Use the NOT operator (is it '!'?)

if (!($year & 1)) {...

if($year & 1) {}

It's not doing anything because there's no code in the if block

for($i = 0;$i < 11;$i++)
{
if($i & 1) echo 1;
else echo 2;
}

if ($year % 2 == 0) { 
 // year is even 
} else { 
 // year is odd 
}

Most of the above suggestions retain the key problem with this script. I don't want PHP to do anything if the number is odd.

I tried the NOT operator but without the brackets. It did not work. Just tried it again as listed above and it worked!

Thank you PCink!

No problem. The NOT operator is probably one of the most under-used facilities available to programmers. I must confess, I don't use it often!

dcrombie's solution is what you are looking for Hester.

Not it is NOT. That still uses two statements - one is executed when the number is even, one when it is odd. But I only need one statement to run.

I consider this discussion closed. Thanks to everyone for their help.

Hope you check back, Hester: here's the code you need:

if ($year % 2) {
# It'd odd
}

But I want to test ONLY for an EVEN number.

> if (!($year & 1))

PCInk was on the ball I think, that code equates to "a number that is not odd" and only checks for that.

opposite of if($year & 1)

if (!$year%2){
// it's even, so do something.
}

the "%" is called a "MOD" operator. "a%b" returns the remainder of "a/b". if a is even, the remainder of a/2 is 0. If a is odd, a%2 it returns 1. thus the condition "!a%2" is true if a is an even number.

that little nugget of code is very good at doing table rows in alternating colours.

good luck

>>Not it is NOT. That still uses two statements

dcrombie's works fine as posted just remove the else if you don't need it

if ($year % 2 == 0) {
// year is even
}

modulus [ca.php.net]

You guys are cracking me up on discussing such a simple concept for so long. Both ways work just fine. I'd say the bitwise operator is faster but at this level who cares?

whatever gets us all through the day ;)

>>Not it is NOT. That still uses two statements
dcrombie's works fine as posted just remove the else if you don't need it
if ($year % 2 == 0) {
// year is even
}

Oh, I am appalled - the above has 3 lines in it, not one! (etc)

How about:

print($year%2?'odd':'even');

or you might try this gem:

function do_something_only_if_year_is_even($year){
 $evenness_quotient=2;
 $dividend=$year/$evenness_quotient;
 if($dividend==floor($dividend)){
 print("something");
 }
}

>>or you might try this gem:

how beautifully verbose ;)

make the 3 lines one then

if ($year % 2 == 0) echo "we're even";

:)

think Timotheos is laughing harder?

or you might try this gem:

function do_something_only_if_year_is_even($year){
$evenness_quotient=2;
$dividend=$year/$evenness_quotient;
if($dividend==floor($dividend)){
print("something");
}
}

Oh, I didn't realize the thread had switched to java

*ducking out of the way*

I've got your jsp right here [webmasterworld.com] ;)

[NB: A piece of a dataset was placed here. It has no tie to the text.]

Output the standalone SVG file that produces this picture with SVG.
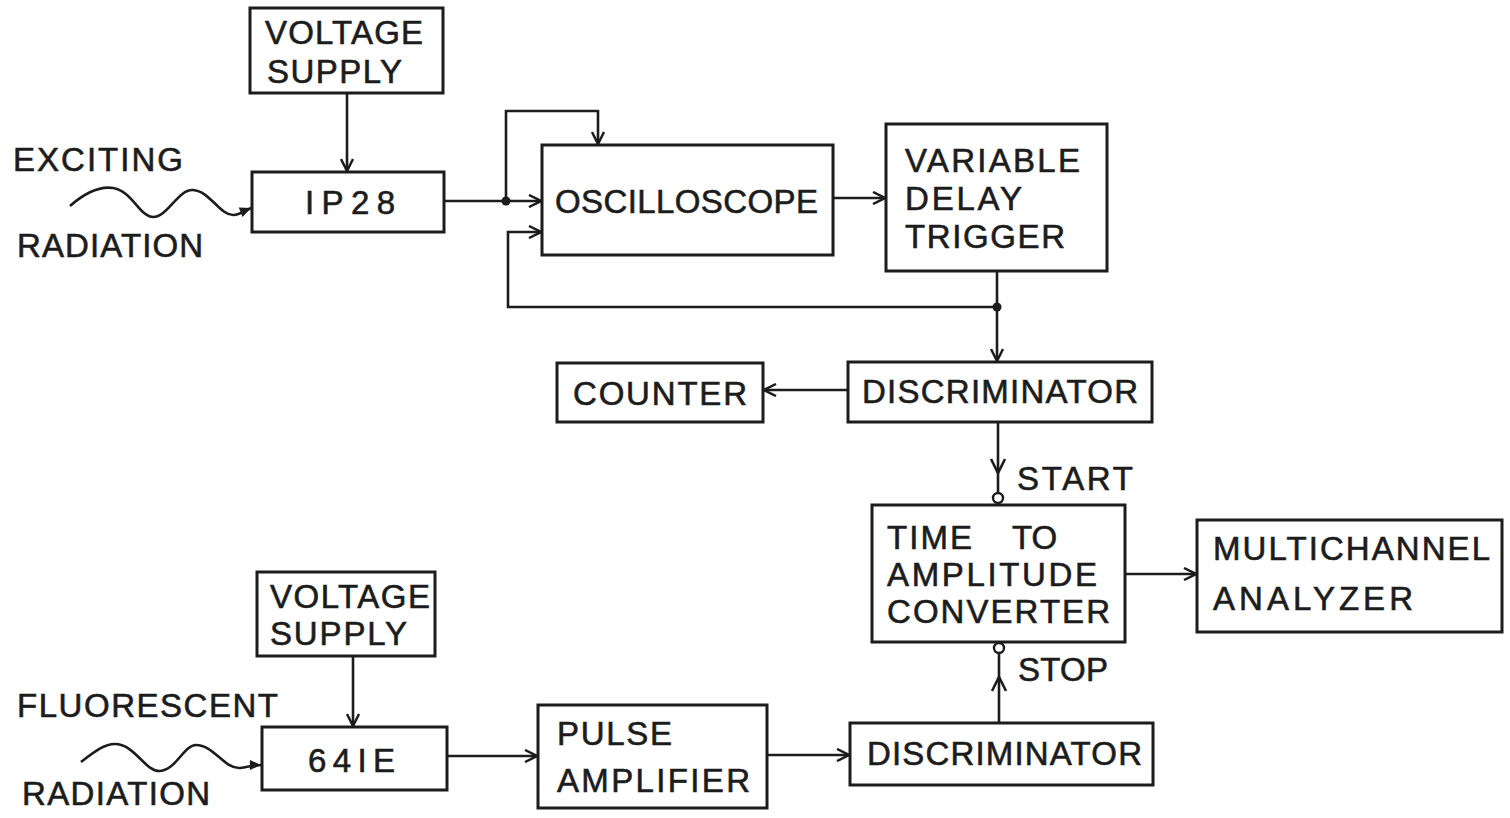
<svg xmlns="http://www.w3.org/2000/svg" width="1510" height="818" viewBox="0 0 1510 818">
<style>
.box{fill:none;stroke:#1c1c1c;stroke-width:3}
.ln{fill:none;stroke:#1c1c1c;stroke-width:2.6}
.t{font-family:"Liberation Sans",Arial,sans-serif;font-size:33px;fill:#1c1c1c;stroke:#1c1c1c;stroke-width:0.6}
.dot{fill:#1c1c1c}
.oc{fill:#fff;stroke:#1c1c1c;stroke-width:2.4}
</style>
<defs>
<marker id="arr" viewBox="0 0 14 14" markerWidth="14" markerHeight="14" refX="13" refY="7" orient="auto" markerUnits="userSpaceOnUse">
<path d="M1,1 L13,7 L1,13" fill="none" stroke="#1c1c1c" stroke-width="2.5"/>
</marker>
<marker id="farr" viewBox="0 0 14 14" markerWidth="13" markerHeight="13" refX="13" refY="7" orient="auto" markerUnits="userSpaceOnUse">
<path d="M1,1.5 L13,7 L1,12.5 Z" fill="#1c1c1c"/>
</marker>
</defs>
<rect width="1510" height="818" fill="#fff"/>

<g id="connectors">
<line class="ln" x1="347" y1="93" x2="347" y2="171" marker-end="url(#arr)"/>
<path class="ln" d="M70,206 C86,192 100,186 113,188 C132,191 140,217 153,217 C168,217 178,189 193,190 C210,191 220,216 234,215 C242,214 246,210 251,208" marker-end="url(#farr)"/>
<line class="ln" x1="444" y1="201" x2="541" y2="201" marker-end="url(#arr)"/>
<polyline class="ln" points="506,201 506,111 598,111 598,144" marker-end="url(#arr)"/>
<line class="ln" x1="833" y1="198" x2="885" y2="198" marker-end="url(#arr)"/>
<polyline class="ln" points="997,307 508,307 508,232 541,232" marker-end="url(#arr)"/>
<line class="ln" x1="997" y1="271" x2="997" y2="361" marker-end="url(#arr)"/>
<line class="ln" x1="848" y1="390" x2="764" y2="390" marker-end="url(#arr)"/>
<line class="ln" x1="998" y1="422" x2="998" y2="493"/>
<polyline class="ln" points="991,459 998,473 1005,459"/>
<line class="ln" x1="999" y1="723" x2="999" y2="653"/>
<polyline class="ln" points="992,691 999,677 1006,691"/>
<line class="ln" x1="1125" y1="574" x2="1196" y2="574" marker-end="url(#arr)"/>
<line class="ln" x1="353" y1="656" x2="353" y2="726" marker-end="url(#arr)"/>
<path class="ln" d="M81,762 C94,752 104,744 115,744 C135,744 145,772 160,771 C176,770 184,745 196,745 C214,745 224,769 240,768 C248,767 254,765 261,765" marker-end="url(#farr)"/>
<line class="ln" x1="447" y1="756" x2="537" y2="756" marker-end="url(#arr)"/>
<line class="ln" x1="767" y1="755" x2="849" y2="755" marker-end="url(#arr)"/>
<circle class="dot" cx="506" cy="201" r="4.5"/>
<circle class="dot" cx="997" cy="307" r="4.5"/>
<circle class="oc" cx="998" cy="498" r="5"/>
<circle class="oc" cx="999" cy="648" r="5"/>
</g>

<g id="label-exciting">
<text class="t" x="13" y="171" textLength="170">EXCITING</text>
<text class="t" x="17" y="257" textLength="186">RADIATION</text>
</g>
<g id="label-fluorescent">
<text class="t" x="17" y="717" textLength="261">FLUORESCENT</text>
<text class="t" x="22" y="805" textLength="188">RADIATION</text>
</g>

<g id="voltage-supply-1">
<rect class="box" x="250" y="8" width="193" height="85"/>
<text class="t" x="265" y="44" textLength="158">VOLTAGE</text>
<text class="t" x="267" y="83" textLength="135">SUPPLY</text>
</g>
<g id="ip28">
<rect class="box" x="252" y="172" width="192" height="60"/>
<text class="t" x="305" y="214" textLength="90">IP28</text>
</g>
<g id="oscilloscope">
<rect class="box" x="542" y="145" width="291" height="110"/>
<text class="t" x="555" y="213" textLength="263">OSCILLOSCOPE</text>
</g>
<g id="variable-delay-trigger">
<rect class="box" x="886" y="124" width="221" height="147"/>
<text class="t" x="905" y="172" textLength="175">VARIABLE</text>
<text class="t" x="905" y="210" textLength="117">DELAY</text>
<text class="t" x="905" y="248" textLength="160">TRIGGER</text>
</g>
<g id="counter">
<rect class="box" x="557" y="363" width="206" height="59"/>
<text class="t" x="573" y="405" textLength="174">COUNTER</text>
</g>
<g id="discriminator-1">
<rect class="box" x="848" y="362" width="304" height="60"/>
<text class="t" x="862" y="403" textLength="276">DISCRIMINATOR</text>
</g>
<g id="start-label">
<text class="t" x="1017" y="490" textLength="116">START</text>
</g>
<g id="tac">
<rect class="box" x="872" y="505" width="253" height="137"/>
<text class="t" x="887" y="549" textLength="85">TIME</text>
<text class="t" x="1012" y="549">TO</text>
<text class="t" x="887" y="586" textLength="210">AMPLITUDE</text>
<text class="t" x="887" y="623" textLength="223">CONVERTER</text>
</g>
<g id="stop-label">
<text class="t" x="1018" y="681" textLength="90">STOP</text>
</g>
<g id="mca">
<rect class="box" x="1197" y="520" width="305" height="112"/>
<text class="t" x="1213" y="560" textLength="277">MULTICHANNEL</text>
<text class="t" x="1213" y="610" textLength="200">ANALYZER</text>
</g>
<g id="voltage-supply-2">
<rect class="box" x="257" y="572" width="178" height="84"/>
<text class="t" x="270" y="608" textLength="160">VOLTAGE</text>
<text class="t" x="270" y="645" textLength="137">SUPPLY</text>
</g>
<g id="tube-641e">
<rect class="box" x="262" y="727" width="185" height="63"/>
<text class="t" x="308" y="772" textLength="87">64IE</text>
</g>
<g id="pulse-amplifier">
<rect class="box" x="538" y="705" width="229" height="103"/>
<text class="t" x="557" y="745" textLength="115">PULSE</text>
<text class="t" x="557" y="792" textLength="193">AMPLIFIER</text>
</g>
<g id="discriminator-2">
<rect class="box" x="850" y="723" width="303" height="62"/>
<text class="t" x="867" y="765" textLength="275">DISCRIMINATOR</text>
</g>
</svg>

jatar_k:: LOL oh thank you - what a wonderful way to end my Friday!

(I'm in a constant battle with Java zealots who are always telling me how much better Java is than this or that (esp PHP and Perl which really annoys me) I get some small satisfaction at how much of our company is glued together by my Perl scripts (and bourne shell and PHP to a lesser extent))

dcrombie's works fine as posted just remove the else if you don't need it

Sorry, I got it wrong. I thought the even check was last so it had a redundant odd check first, but it was the other way round.